Dredging up Old Material

I was searching for a photo of myself, when I dredged up a copy of an older Windows version that I had saved to my extended hard drive. Lo and behold…I found a copy of an old document that I had written. As far as I can tell, I was contemplating what it is like to be unemployed or employed. I decided to share it with you.

Impermanence

The text defines Impermanence as a condition:  “The unwritten loyalty contract that previously existed between employees and employers has been irrevocably broken.”  It goes on to say:  “If the loyalty-for-job-security arrangement is dead, what has taken its place?  The new deal essentially says to employees:  We don’t owe you anything.  We make no promises because we don’t know what the future holds.  But we have shared economic interests.  So you have a job here as long as your contribution to the organization’s goals exceeds your cost.”

What I find strange is how film can predict or mirror what is to come…for example this excerpt from the movie, Network, produced in 1976:

“What is finished is the idea that this great country is dedicated to the freedom and flourishing of every individual in it. It’s the individual that’s finished. It’s the single, solitary human being that’s finished. It’s every single one of you out there that’s finished. Because this is no longer a nation of independent individuals. It’s a nation of some two hundred odd million transistorized, deodorized, whiter-than-white, steel-belted bodies, totally unnecessary as human beings and as replaceable as piston rods.”

It is a prediction of megalithic proportions – one that has been played out time and time again.  As a retired military veteran, it has been difficult for me to understand the progress of business.  The corporate thinking of employee loyalty in today’s world has dissolved into headlines of increasing violence in the workplace and the job-hopping executive.  Perhaps a New York Times article sums up the fate of the workplace ethic prevalent in our society today:

“Companies are now searching urgently for new ways to foster old-fashioned loyalty and commitment.
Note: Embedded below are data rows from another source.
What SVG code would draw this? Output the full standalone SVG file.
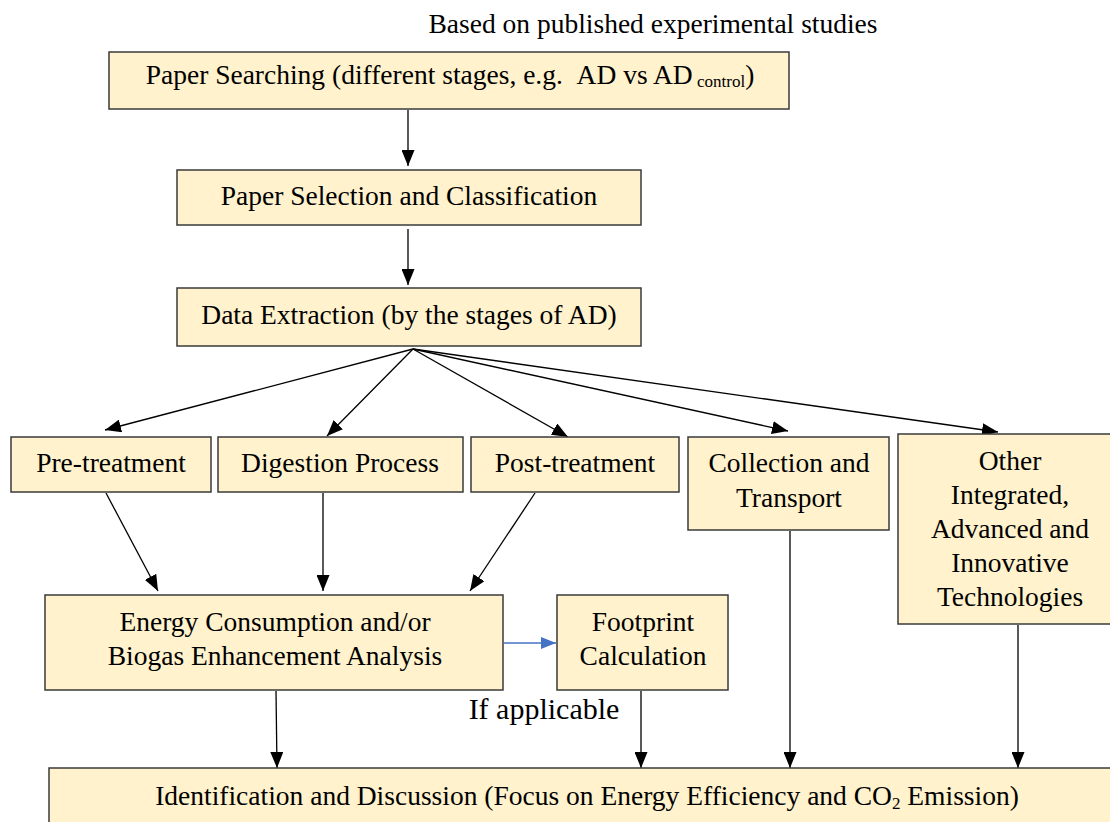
<svg xmlns="http://www.w3.org/2000/svg" width="1110" height="822" viewBox="0 0 1110 822">
<defs>
<marker id="ah" markerWidth="16" markerHeight="13" refX="16" refY="6.5" orient="auto" markerUnits="userSpaceOnUse"><path d="M0,0 L16,6.5 L0,13 Z" fill="#000"/></marker>
<marker id="ahb" markerWidth="15" markerHeight="12" refX="15" refY="6" orient="auto" markerUnits="userSpaceOnUse"><path d="M0,0 L15,6 L0,12 Z" fill="#4472C4"/></marker>
<style>
.box{fill:#FFF2CC;stroke:#3a3a3a;stroke-width:1.5}
.t{font-family:"Liberation Serif","Times New Roman",serif;font-size:27.5px;fill:#000;text-anchor:middle}
.big{font-size:30px}
.c{stroke:#000;stroke-width:1.3;fill:none;marker-end:url(#ah)}
.cb{stroke:#4472C4;stroke-width:1.5;fill:none;marker-end:url(#ahb)}
</style>
</defs>
<rect width="1110" height="822" fill="#fff"/>
<text class="t" x="653" y="33">Based on published experimental studies</text>
<g id="connectors">
<line class="c" x1="408" y1="110" x2="408" y2="166"/>
<line class="c" x1="408" y1="229" x2="408" y2="285"/>
<line class="c" x1="413" y1="349" x2="105" y2="430"/>
<line class="c" x1="413" y1="349" x2="327" y2="436"/>
<line class="c" x1="413" y1="349" x2="568" y2="437"/>
<line class="c" x1="413" y1="349" x2="788" y2="431"/>
<line class="c" x1="413" y1="349" x2="998" y2="432"/>
<line class="c" x1="106" y1="493" x2="158" y2="591"/>
<line class="c" x1="323" y1="493" x2="323" y2="591"/>
<line class="c" x1="535" y1="493" x2="470" y2="591"/>
<line class="cb" x1="504" y1="643" x2="556" y2="643"/>
<line class="c" x1="276" y1="691" x2="277" y2="768"/>
<line class="c" x1="641" y1="691" x2="641" y2="768"/>
<line class="c" x1="790" y1="531" x2="790" y2="768"/>
<line class="c" x1="1018" y1="625" x2="1018" y2="768"/>
</g>
<g id="paper-searching">
<rect class="box" x="109" y="52" width="680" height="57"/>
<text class="t" x="450" y="84">Paper Searching (different stages, e.g. &#160;AD vs AD<tspan style="font-size:17px" dy="3"> control</tspan><tspan dy="-3">)</tspan></text>
</g>
<g id="paper-selection">
<rect class="box" x="177" y="170" width="464" height="55"/>
<text class="t" x="409" y="205">Paper Selection and Classification</text>
</g>
<g id="data-extraction">
<rect class="box" x="177" y="288" width="464" height="58"/>
<text class="t" x="409" y="324">Data Extraction (by the stages of AD)</text>
</g>
<g id="pre-treatment">
<rect class="box" x="11" y="437" width="200" height="55"/>
<text class="t" x="111" y="472">Pre-treatment</text>
</g>
<g id="digestion">
<rect class="box" x="218" y="437" width="245" height="55"/>
<text class="t" x="340" y="472">Digestion Process</text>
</g>
<g id="post-treatment">
<rect class="box" x="471" y="437" width="208" height="55"/>
<text class="t" x="575" y="472">Post-treatment</text>
</g>
<g id="collection">
<rect class="box" x="688" y="437" width="201" height="93"/>
<text class="t" x="789" y="472">Collection and</text>
<text class="t" x="789" y="507">Transport</text>
</g>
<g id="other">
<rect class="box" x="898" y="434" width="214" height="190"/>
<text class="t" x="1010" y="470">Other</text>
<text class="t" x="1010" y="504">Integrated,</text>
<text class="t" x="1010" y="538">Advanced and</text>
<text class="t" x="1010" y="572">Innovative</text>
<text class="t" x="1010" y="606">Technologies</text>
</g>
<g id="energy">
<rect class="box" x="45" y="595" width="458" height="95"/>
<text class="t" x="275" y="631">Energy Consumption and/or</text>
<text class="t" x="275" y="665">Biogas Enhancement Analysis</text>
</g>
<g id="footprint">
<rect class="box" x="557" y="595" width="171" height="95"/>
<text class="t" x="643" y="631">Footprint</text>
<text class="t" x="643" y="665">Calculation</text>
</g>
<text class="t big" x="544" y="719">If applicable</text>
<g id="identification">
<rect class="box" x="49" y="768" width="1063" height="56"/>
<text class="t" x="587" y="805">Identification and Discussion (Focus on Energy Efficiency and CO<tspan style="font-size:17px" dy="4">2</tspan><tspan dy="-4"> Emission)</tspan></text>
</g>
</svg>
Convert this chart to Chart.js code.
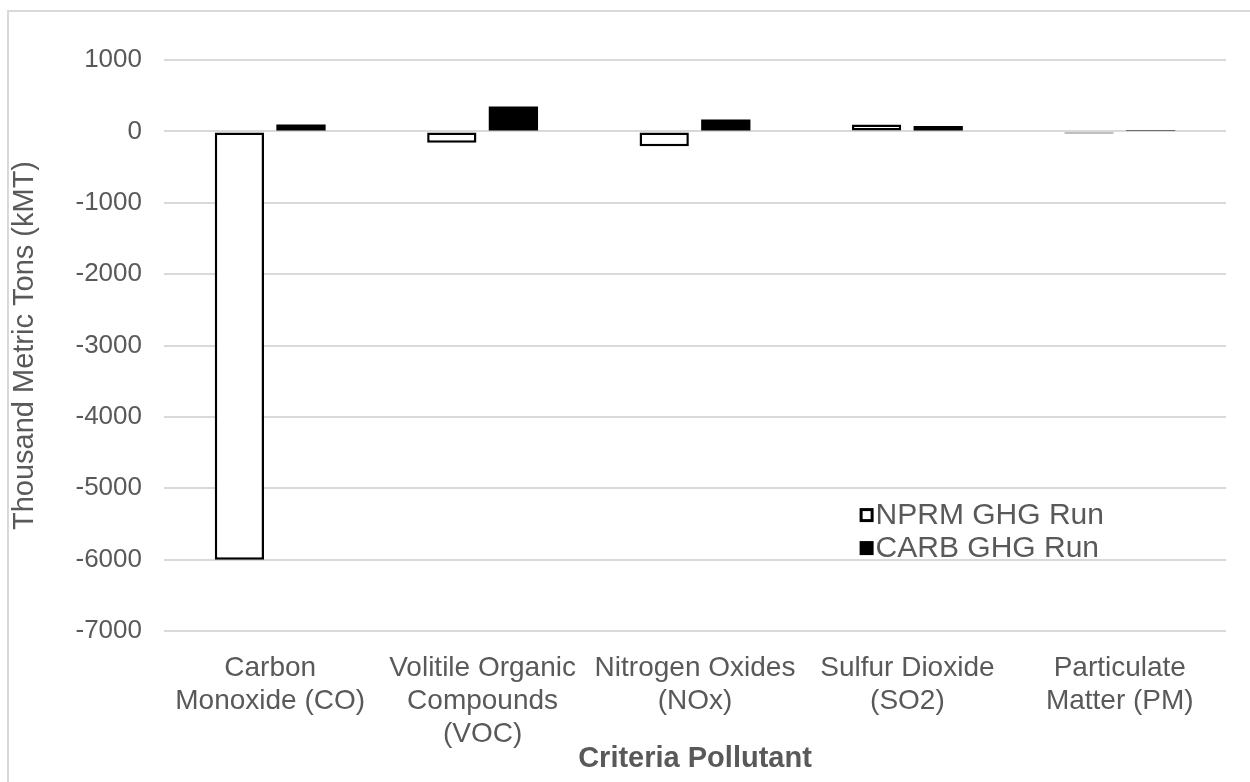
<!DOCTYPE html>
<html>
<head>
<meta charset="utf-8">
<script src="https://cdn.jsdelivr.net/npm/chart.js@4.4.3/dist/chart.umd.min.js"></script>
<style>
  html, body { margin: 0; padding: 0; background: #fff; overflow: hidden; }
  #frame {
    position: absolute; left: 7px; top: 10px;
    width: 1300px; height: 820px;
    border: 2px solid #d9d9d9; box-sizing: border-box;
  }
  #wrap { position: absolute; left: 0; top: 0; width: 1250px; height: 782px; }
</style>
</head>
<body>
<div id="frame"></div>
<div id="wrap"><canvas id="chart" width="1250" height="782"></canvas></div>
<script>
// ── data ────────────────────────────────────────────────────────────────────
const categories = [
  ['Carbon', 'Monoxide (CO)'],
  ['Volitile Organic', 'Compounds', '(VOC)'],
  ['Nitrogen Oxides', '(NOx)'],
  ['Sulfur Dioxide', '(SO2)'],
  ['Particulate', 'Matter (PM)'],
];
const nprmValues = [-6000, -160, -210, 95, -30];
const carbValues = [95, 350, 168, 74, 5];
const seriesNames = ['NPRM GHG Run', 'CARB GHG Run'];
const yTicks = [1000, 0, -1000, -2000, -3000, -4000, -5000, -6000, -7000];

// ── styling ─────────────────────────────────────────────────────────────────
const FONT = "'Liberation Sans', Arial, sans-serif";
const TEXT = '#595959';
const GRID = '#d9d9d9';

// legend drawn inside the plot, lower right (like the Excel original)
const insideLegend = {
  id: 'insideLegend',
  afterDraw(chart) {
    const { ctx, chartArea } = chart;
    const x = chartArea.left + (chartArea.right - chartArea.left) * 0.655;
    const y0 = chartArea.top + (chartArea.bottom - chartArea.top) * 0.797;
    const rowH = 33;
    ctx.save();
    ctx.font = `30px ${FONT}`;
    ctx.textBaseline = 'middle';
    chart.data.datasets.forEach((ds, i) => {
      const cy = y0 + i * rowH;
      if (i === 0) {
        ctx.fillStyle = '#fff';
        ctx.fillRect(x + 1, cy - 6, 12, 12);
        ctx.lineWidth = 3;
        ctx.strokeStyle = '#000';
        ctx.strokeRect(x + 1.5, cy - 5.5, 11, 11);
      } else {
        ctx.fillStyle = '#000';
        ctx.fillRect(x, cy - 7, 14, 14);
      }
      ctx.fillStyle = TEXT;
      ctx.fillText(ds.label, x + 16, cy + 1);
    });
    ctx.restore();
  },
};

new Chart(document.getElementById('chart'), {
  type: 'bar',
  data: {
    labels: categories,
    datasets: [
      {
        label: seriesNames[0],
        data: nprmValues,
        backgroundColor: '#ffffff',
        borderColor: '#000000',
        borderWidth: 2.5,
        borderSkipped: false,
        barPercentage: 0.8,
        categoryPercentage: 0.58,
      },
      {
        label: seriesNames[1],
        data: carbValues,
        backgroundColor: '#000000',
        borderWidth: 0,
        barPercentage: 0.8,
        categoryPercentage: 0.58,
      },
    ],
  },
  options: {
    responsive: false,
    animation: false,
    devicePixelRatio: 1,
    layout: { padding: { left: 8, top: 60, right: 24, bottom: 6 } },
    plugins: {
      legend: { display: false },
      tooltip: { enabled: false },
    },
    scales: {
      x: {
        grid: { display: false },
        border: { display: false },
        ticks: {
          color: TEXT,
          font: { family: FONT, size: 28, lineHeight: 1.18 },
          maxRotation: 0,
          autoSkip: false,
          padding: 13,
        },
        title: {
          display: true,
          text: 'Criteria Pollutant',
          color: TEXT,
          font: { family: FONT, size: 29, weight: 'bold' },
          padding: { top: -27, bottom: 0 },
        },
        afterFit: s => { s.height = 145; },
      },
      y: {
        min: -7000,
        max: 1000,
        afterBuildTicks: s => { s.ticks = yTicks.map(v => ({ value: v })); },
        grid: { color: GRID, lineWidth: 2, drawTicks: false },
        border: { display: false },
        ticks: {
          color: TEXT,
          font: { family: FONT, size: 26 },
          padding: 22,
          callback: v => String(v),
        },
        title: {
          display: true,
          text: 'Thousand Metric Tons (kMT)',
          color: TEXT,
          font: { family: FONT, size: 29 },
          padding: { top: 0, bottom: 0 },
        },
        afterFit: s => { s.width = 156; },
      },
    },
  },
  plugins: [insideLegend],
});
</script>
</body>
</html>
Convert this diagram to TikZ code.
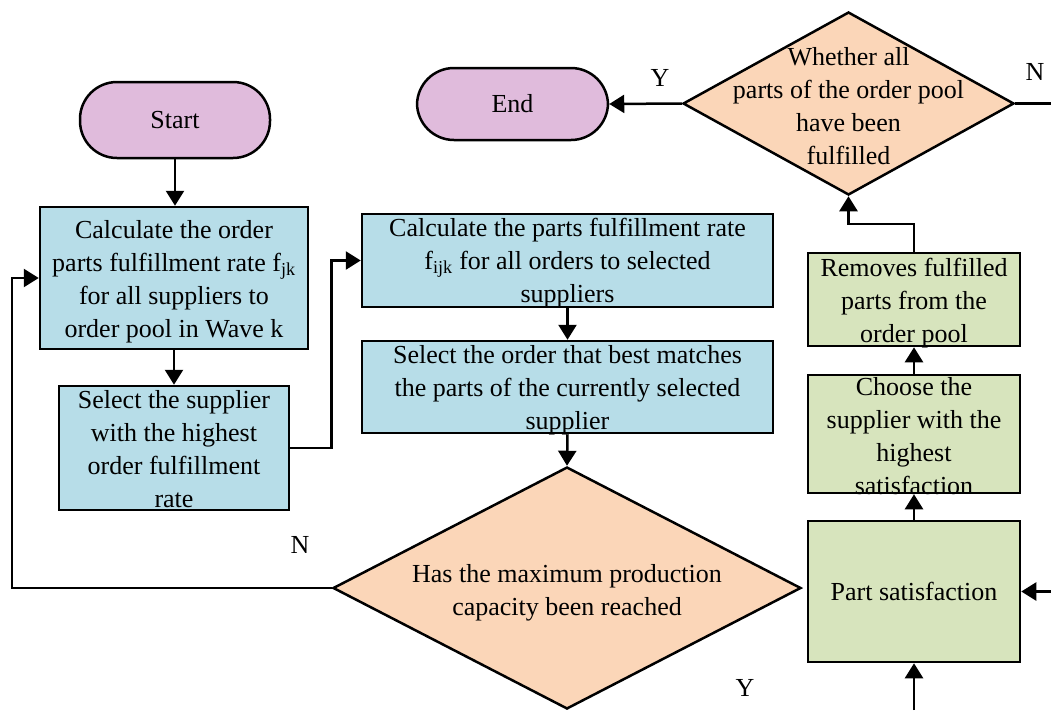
\documentclass[tikz,border=0pt]{standalone}
\usepackage{fontspec}
\setmainfont{Liberation Serif}
\usetikzlibrary{shapes.geometric,arrows.meta}
\definecolor{cblue}{RGB}{183,221,232}
\definecolor{cpink}{RGB}{224,187,220}
\definecolor{corange}{RGB}{251,214,184}
\definecolor{cgreen}{RGB}{215,228,189}
\tikzset{
  bfont/.style={font=\fontsize{26}{33}\selectfont},
  base/.style={draw=black, line width=2.5pt, inner sep=0pt, align=center, bfont},
  term/.style={base, fill=cpink, rounded corners=37pt},
  procbox/.style={base, fill=cblue},
  greenbox/.style={base, fill=cgreen},
  dia/.style={diamond, draw=black, line width=2.5pt, fill=corange, inner sep=0pt},
  txt/.style={align=center, inner sep=0pt, bfont},
  arr/.style={line width=2.5pt, -{Triangle[length=15pt,width=18pt]}},
  ln/.style={line width=2.5pt},
  lab/.style={inner sep=0pt, bfont}
}
\begin{document}
\begin{tikzpicture}[x=1pt,y=-1pt]
\useasboundingbox (0,0) rectangle (1051,710);
% terminals
\node[term, minimum width=190pt, minimum height=76pt] (start) at (175,120) {Start};
\node[term, minimum width=191pt, minimum height=72pt] (end) at (512.5,104) {End};
% blue boxes
\node[procbox, minimum width=268pt, minimum height=142pt] (A) at (174,278) {};
\node[txt] at (174,282) {Calculate the order\\parts fulfillment rate f\textsubscript{jk}\\for all suppliers to\\order pool in Wave k};
\node[procbox, minimum width=230pt, minimum height=124pt] (B) at (174,448) {};
\node[txt] at (174,449) {Select the supplier\\with the highest\\order fulfillment\\rate};
\node[procbox, minimum width=411pt, minimum height=93pt] (C) at (567.5,260.5) {};
\node[txt] at (567.5,263.5) {Calculate the parts fulfillment rate\\f\textsubscript{ijk} for all orders to selected\\suppliers};
\node[procbox, minimum width=411pt, minimum height=92pt] (D) at (567.5,387) {};
\node[txt] at (567.5,390) {Select the order that best matches\\the parts of the currently selected\\supplier};
% diamonds
\node[dia, minimum width=468pt, minimum height=242pt] (d2) at (567,588) {};
\node[txt] at (567,593) {Has the maximum production\\capacity been reached};
\node[dia, minimum width=331pt, minimum height=183pt] (d1) at (848.5,103.5) {};
\node[txt] at (848.5,106) {Whether all\\parts of the order pool\\have been\\fulfilled};
% green boxes
\node[greenbox, minimum width=212pt, minimum height=93pt] (G1) at (914,299.5) {};
\node[txt] at (914,303) {Removes fulfilled\\parts from the\\order pool};
\node[greenbox, minimum width=212pt, minimum height=118pt] (G2) at (914,434) {};
\node[txt] at (914,436) {Choose the\\supplier with the\\highest\\satisfaction};
\node[greenbox, minimum width=212pt, minimum height=141pt] (G3) at (914,591.5) {Part satisfaction};
% free ends
\coordinate (lp) at (12,588);
\coordinate (eR) at (1051,103.5);
\coordinate (inR) at (1051,591.5);
\coordinate (inB) at (914,710);
% connectors
\draw[arr] (start.south) -- (start.south |- A.north);
\draw[arr] (A.south) -- (B.north);
\draw[arr] (B.east) -- ++(41,0) |- (C.west);
\draw[arr] (C.south) -- (D.north);
\draw[arr] (D.south) -- (d2.north);
\draw[arr] (d2.west) -- (lp) |- (A.west);
\draw[arr] (G3.north) -- (G2.south);
\draw[arr] (G2.north) -- (G1.south);
\draw[arr] (G1.north) -- ++(0,-28) -| (d1.south);
\draw[arr] (d1.west) -- (end.east);
\draw[ln] (d1.east) -- (eR);
\draw[arr] (inR) -- (G3.east);
\draw[arr] (inB) -- (G3.south);
% labels
\node[lab] (lY1) at (660,78) {Y};
\node[lab] (lN1) at (1035,72) {N};
\node[lab] (lN2) at (300,545) {N};
\node[lab] (lY2) at (745,688) {Y};
\end{tikzpicture}
\end{document}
A number of influential corporations are experimenting with a concept called “employer of choice.” Part public relations campaign, part human resources experiment, it seeks to assure employees that no other workplace suits them better.

These companies have an uphill battle. Demoralized by downsizings, outsourcings, restructurings and “rightsizings” — dislocations summed up in the grim quip “the race to the bottom,” today’s employees have little institutional loyalty left to give. When headhunters call, they are very likely to answer. One recent survey found that nearly half of managers over 35 speak with headhunters at least quarterly.

Companies are not eager to train or groom people anymore; why invest in someone who might jump ship? Tempting benefits packages cannot easily be assembled to keep the restless in place, for shareholders remain beady-eyed about labor costs. The aggregate level of employee benefits has actually fallen over the last five years, as companies have pared health and retirement plans.”

This sums up well with the last paragraph in the text, which states:  “…Paternalism is on its last legs.  So, too, is loyalty, as we came to know it.  Employers are no longer responsible for your future.  The old notion that you joined an organization when you were young, worked hard for a while, built up substantial credits, and then coasted into retirement no longer applies.  Job security now is almost completely a function of your keeping your skills current and marketable.  When or if your “value added” is less than your cost, your employment is in jeopardy.”

If the prophecy of “Network” holds true though, you never know what we as employees could face.  It is my hope that we are never replaced in the same manner as the character, Howard Beale; he was the first to be assassinated for low ratings.